Back when it was really cold out, wedged between #RisingWaters and “Cry, Trojans,” I had a great visit with Marina Zurkow to discuss our collaboration for the Oceanic New York book. I’ve been meaning to write up my notes since then. Busy times!
As treasures start rolling in from Oceanic depths, I’m thinking more about the shape of this book project. There’s no way to capture the fluid dynamism of the event itself — but formal play and poetic experiments can gesture toward that multiplicity in different media. That’s what I’m hoping for, anyway.
My notes say Marina & I were thinking about “Instructions” as a generic term — I was thinking about Marvell’s political satire “The Last Instructions to a Painter” (1657), and Marina was talking about a project she’s working on with Una Chaudhuri that will appear, in some form, at BABEL 2014. In the Oceanic New York context, I like the idea of instructions as imperatives: this is what we must do now, in our watery city. Not to save it, but to live in it.
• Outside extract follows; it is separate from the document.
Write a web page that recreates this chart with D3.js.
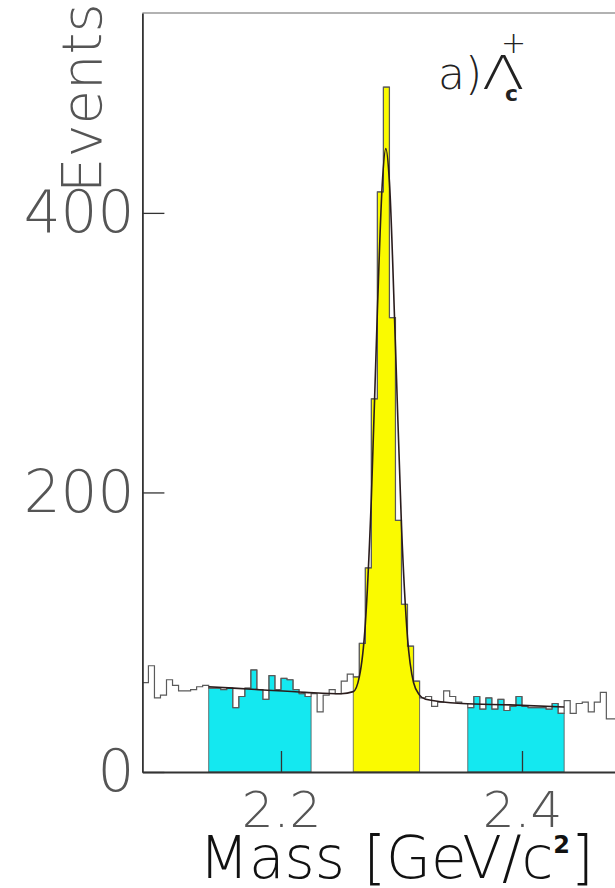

So: a half-dozen waterlogged thoughts, based on my notes from 1/23/2014:
1. To make marshlands a pastoral space, add boats. Plus some shepherds. A few songs?
2. Look closely at asphalt borders: curbs, potholes, parking spaces, driveways. The way in is the same as the way out.
3. The best way for making soft edges on squares is friction. Lots of friction.
4. Look at Newtown Creek and see History. (Ignore the smell.)
5. If you’re floating in an inflatable raft in Buttermilk Channel during a hundred-year’s flood, and you’re blowing as hard as you can into a little plastic nozzle in order to keep the raft full and buoyant, you’re matching two fluid flows against each other. The idea is to use the flow of air from your lungs into the plastic raft to counter the flow of salt water into New York Harbor. It might be possible, for a little while.
6. Drowning, as Sebastian Junger explains in The Perfect Storm, is a form of radical experimentation, being up against the “Zero-Limit Point.” “Holding our breath is killing us,” Junger reasons the body might say to itself when underwater, “and breathing in might not kill us, so we might as well breathe in” (142). He’s describing New York City as well as George Clooney.
At some point I’ll want to think more about porousness, marshlands, that messy mid-point between Utopia Parkway and dystopian visions. There will be more instructions to come. Maybe some swimming lessons too?